Reclaiming Digital Spaces:
It would be simplistic to condemn social media platforms entirely. For countless marginalized individuals in Pakistan—rural women, grassroots activists, young citizen journalists—they remain the only megaphone available. Yet realizing their transformative potential demands targeted, systemic changes to ensure these spaces genuinely serve those who rely on them.
Rather than relying on generic global initiatives, social media companies must establish south asia-specific funds and partnerships with local journalism networks, women’s organizations, and rural storytellers. Recognizing their influence on public discourse, platforms must form advisory boards from Pakistan. Content moderation decisions should not be made remotely, detached from the socio-political context of the country. Ethical platform governance demands meaningful civil society oversight.
Algorithms cannot grasp the nuances of satire, activism, or dissent rooted in diverse cultures. Companies must invest in hiring and training local moderators fluent in multiple languages. Partnerships with human rights organizations can help ensure critical journalism and advocacy are protected, not wrongly flagged or erased.
At the national level, Pakistan must urgently reform digital safety laws to better protect journalists and marginalized groups from online harassment. Laws like the Prevention of Electronic Crimes Act (PECA) must be reshaped to safeguard free expression rather than suppress it. Swift reporting mechanisms and specialized, gender-sensitive cybercrime units are essential. Establishing legal aid centers for digital rights at the district level would further ensure rural journalists and activists have access to justice.
Community organizations should conduct digital literacy workshops, particularly for women and rural youth, equipping them to navigate online spaces safely. Independent media outlets can amplify underrepresented voices, challenging dominant narratives. By supporting grassroots digital initiatives, advocating for stronger protections, and standing against censorship and harassment, locals can help transform social media into a more equitable and empowering tool for all.
Conclusion:
The battle for free expression in Pakistan is no longer fought only against state censorship or cultural taboos. It is now also waged against invisible algorithms, biased content moderation, and weaponized digital harassment.

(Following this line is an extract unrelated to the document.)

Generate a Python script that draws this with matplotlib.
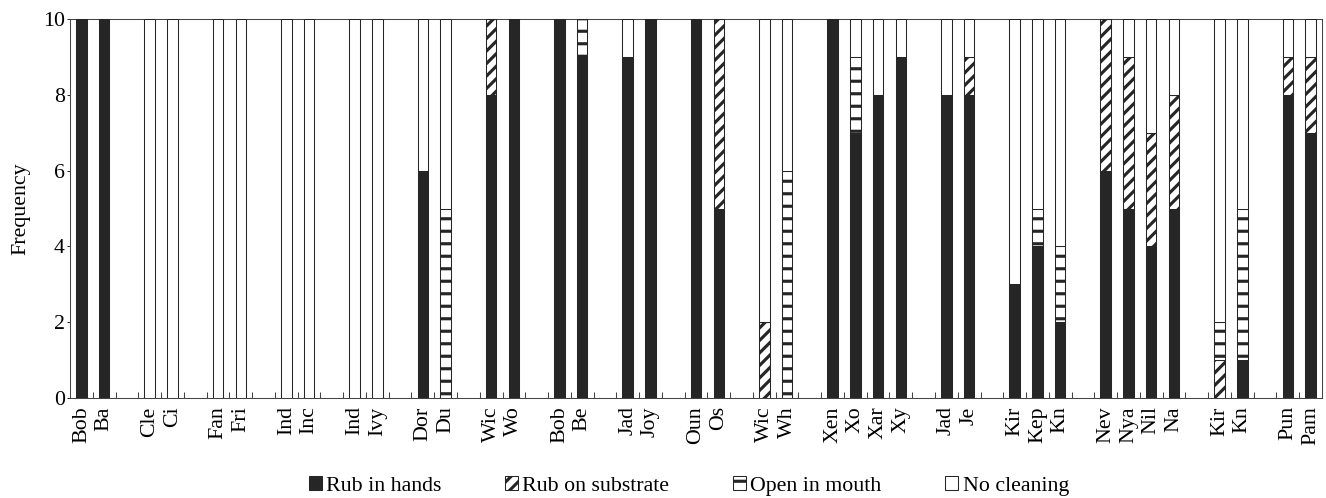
import numpy as np
import matplotlib
matplotlib.use("Agg")
import matplotlib.pyplot as plt
from matplotlib.patches import Patch

plt.rcParams["font.family"] = ["Liberation Serif", "DejaVu Serif"]
plt.rcParams["hatch.linewidth"] = 3.0

# bar labels, grouped; groups are separated by one empty slot
groups = [
    ["Bob", "Ba"], ["Cle", "Ci"], ["Fan", "Fri"], ["Ind", "Inc"], ["Ind", "Ivy"],
    ["Dor", "Du"], ["Wic", "Wo"], ["Bob", "Be"], ["Jad", "Joy"], ["Oun", "Os"],
    ["Wic", "Wh"], ["Xen", "Xo", "Xar", "Xy"], ["Jad", "Je"], ["Kir", "Kep", "Kn"],
    ["Nev", "Nya", "Nil", "Na"], ["Kir", "Kn"], ["Pun", "Pam"],
]

# frequencies per bar, in label order
rub_hands = [10, 10, 0, 0, 0, 0, 0, 0, 0, 0, 6, 0, 8, 10, 10, 9, 9, 10, 10, 5,
             0, 0, 10, 7, 8, 9, 8, 8, 3, 4, 2, 6, 5, 4, 5, 0, 1, 8, 7]
rub_substrate = [0, 0, 0, 0, 0, 0, 0, 0, 0, 0, 0, 0, 2, 0, 0, 0, 0, 0, 0, 5,
                 2, 0, 0, 0, 0, 0, 0, 1, 0, 0, 0, 4, 4, 3, 3, 1, 0, 1, 2]
open_mouth = [0, 0, 0, 0, 0, 0, 0, 0, 0, 0, 0, 5, 0, 0, 0, 1, 0, 0, 0, 0,
              0, 6, 0, 2, 0, 0, 0, 0, 0, 1, 2, 0, 0, 0, 0, 1, 4, 0, 0]
no_cleaning = [0, 0, 10, 10, 10, 10, 10, 10, 10, 10, 4, 5, 0, 0, 0, 0, 1, 0, 0, 0,
               8, 4, 0, 1, 2, 1, 2, 1, 7, 5, 6, 0, 1, 3, 2, 8, 5, 1, 1]

series = ["Rub in hands", "Rub on substrate", "Open in mouth", "No cleaning"]

# slot positions
labels, pos = [], []
slot = 1
for g in groups:
    for name in g:
        labels.append(name)
        pos.append(slot)
        slot += 1
    slot += 1
n_slots = slot - 2
pos = np.array(pos)

dark = "#262626"
styles = [
    dict(color=dark, hatch=None),
    dict(color="white", hatch="//"),
    dict(color="white", hatch="-"),
    dict(color="white", hatch=None),
]

fig = plt.figure(figsize=(1327 / 75, 498 / 75), dpi=75)
ax = fig.add_axes([0.0528, 0.2008, 0.9434, 0.761])

bottom = np.zeros(len(labels))
for vals, st in zip([rub_hands, rub_substrate, open_mouth, no_cleaning], styles):
    vals = np.array(vals, dtype=float)
    ax.bar(pos, vals, width=0.46, bottom=bottom, color=st["color"],
           edgecolor=dark, hatch=st["hatch"], linewidth=1.0, zorder=3)
    bottom += vals

ax.set_xlim(0.5, n_slots + 0.5)
ax.set_ylim(0, 10)
ax.set_yticks([0, 2, 4, 6, 8, 10])
ax.set_xticks(pos)
ax.set_xticklabels(labels, rotation=90, fontsize=21)
ax.set_xticks(np.arange(1.5, n_slots, 1.0), minor=True)
ax.tick_params(axis="x", which="major", length=0, pad=8)
ax.tick_params(axis="x", which="minor", direction="in", length=6, width=1, color="#444444")
ax.tick_params(axis="y", direction="out", length=3, labelsize=21, pad=2)
ax.set_ylabel("Frequency", fontsize=21, labelpad=12)
for s in ax.spines.values():
    s.set_linewidth(1.0)
    s.set_color("#444444")

handles = [Patch(facecolor=st["color"], edgecolor=dark, hatch=st["hatch"], linewidth=1.0)
           for st in styles]
fig.legend(handles, series, loc="lower center", bbox_to_anchor=(0.519, -0.035), ncol=4,
           frameon=False, fontsize=21, handlelength=0.6, handleheight=0.6,
           handletextpad=0.2, columnspacing=2.9)

fig.savefig("out.png", dpi=75)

For grassroots activists, women journalists, and rural storytellers, the stakes could not be higher. Their erasure from online spaces silences critical voices necessary for Pakistan’s democratic, environmental, and social progress.
When our Chupaal gatherings were shadowbanned, we adapted. We shifted to WhatsApp and Signal encrypted groups. When webinars lost visibility, we organized offline study circles in village schools, colleges and women’s centers. We created storytelling campaigns that used community radio, poetry pamphlets, and art instead of depending solely on traditional social media posts. We built micro-communities—small circles of trust—especially among women in rural areas.
I remind myself often: we are not asking for favors. We are demanding the basic right to participate, to organize, and to imagine a future where our voices are not algorithmically erased but amplified.
The question facing Pakistan—and indeed the world—is urgent:
Whose voices are we willing to hear?
And whose are we willing to let vanish into digital oblivion?